Some information about the CTC Datapoint 3300 Computer Terminal from the 1960's

    I recently volunteered to dump the character generator ROM used in the Datapoint 3300 terminal.   This was complicated by the fact that the input signals to the ROM are 0-12V, with 0V representing logic one.   So a special circuit was needed to allow a PIC chip to read the data and send it over a serial cable to a PC to be saved.   

   Since I had the terminal already (it doesn't belong to me), I decided to try to get it working, as it had been almost 10 years since it was last usable.  Unlike televisions from that era, the HV generation for the CRT was handled by a dedicated circuit, available at that time from a company that specialized in them.   You would simply feed in 120VAC and the circuit (enclosed in a small metal box)  would generate 15KV.  Unfortunately, the HV power supply had been removed from the 3300 when I got it, so I didn't have much hope of ever seeing anything on the CRT.  But thanks to Google, I found that someone had listed the exact supply that was missing on a popular auction site for a very reasonable price.  He actually had two listed, so I bought them both.   These supplies looked brand new, despite being fifty years old! 

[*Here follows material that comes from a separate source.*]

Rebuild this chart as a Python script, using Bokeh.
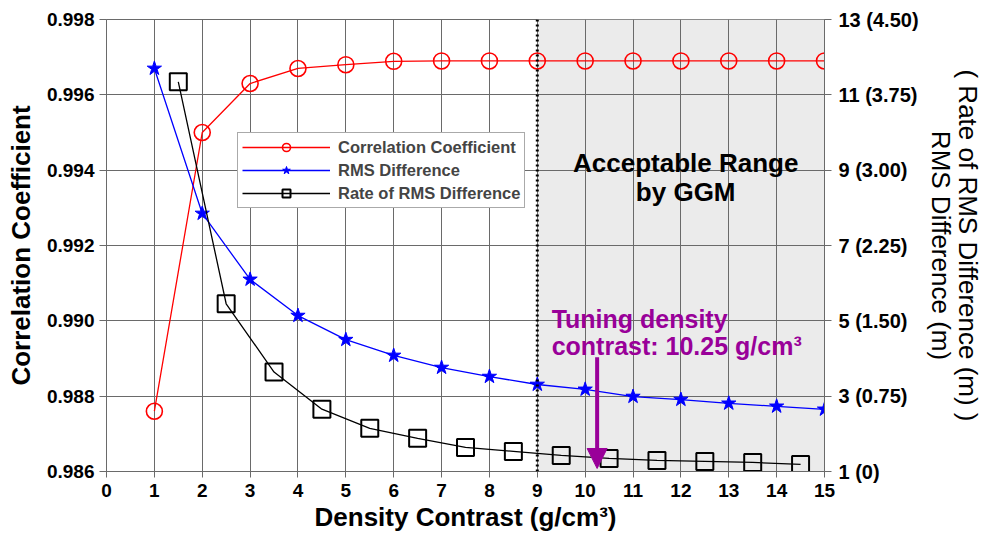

  When the HV supply arrived, I installed it and powered up the terminal.  I could see characters on the screen when I typed!   I found that when I pressed a key, it would repeat until Break or Enter was pressed.   At first I thought that this must be a problem with the keyboard circuits, but I was able to power up the keyboard by itself on the bench and did not find anything that I thought would cause keys to repeat.  Luckily I was able to download the service manual for the 3300, which contains detailed explanations of how each part of the circuitry operates.  This was invaluable, as this terminal was designed before single-chip keyboard encoders, SRAM chips, and microprocessors existed, so the designers had to implement all of the functions with 7400 TTL chips.  (The display buffer was implemented using an array of shift register chips)

   Most of the circuitry in the 3300 is located on five plug-in pc boards.  These are mounted in a stack under the CRT.  Since I did not have an extender board, the only one I could get to with the terminal running was the top board.   The output of the keyboard was fed to the third board in the stack ("Interface 2"), and it seemed this was where the key repeating problem was.    I decided to power up just that board by itself and see if I could find something.   Luckily, by feeding in a clock signal on the correct pin and the 5V power, I was able to find several signals that did not look correct on the oscilloscope.  I replaced two 7474 chips and a 7400 chip, and now those signals looked good.   So I re-installed the board in the terminal and found that the key-repeating problem was fixed.

  Now that I could type characters and see them on the screen, I decided to test every key, and found that some of them were not working.   There were actually several different reasons for this, as explained in this document I have put together on just the keyboard. 

  Actually, aside from needing a good cleaning, the 3300 was in rather good condition considering its age.  It really didn't need much to get it going again. 

  Please note: The Datapoint 3300 terminal contains high voltages, which can kill you if you are not careful.   Please do not even remove the cover of any device that uses a cathode ray tube if you are not aware of the dangers and know how to work around high voltages carefully.   I will not be responsible for any injury or loss of life resulting from the use of any information presented here.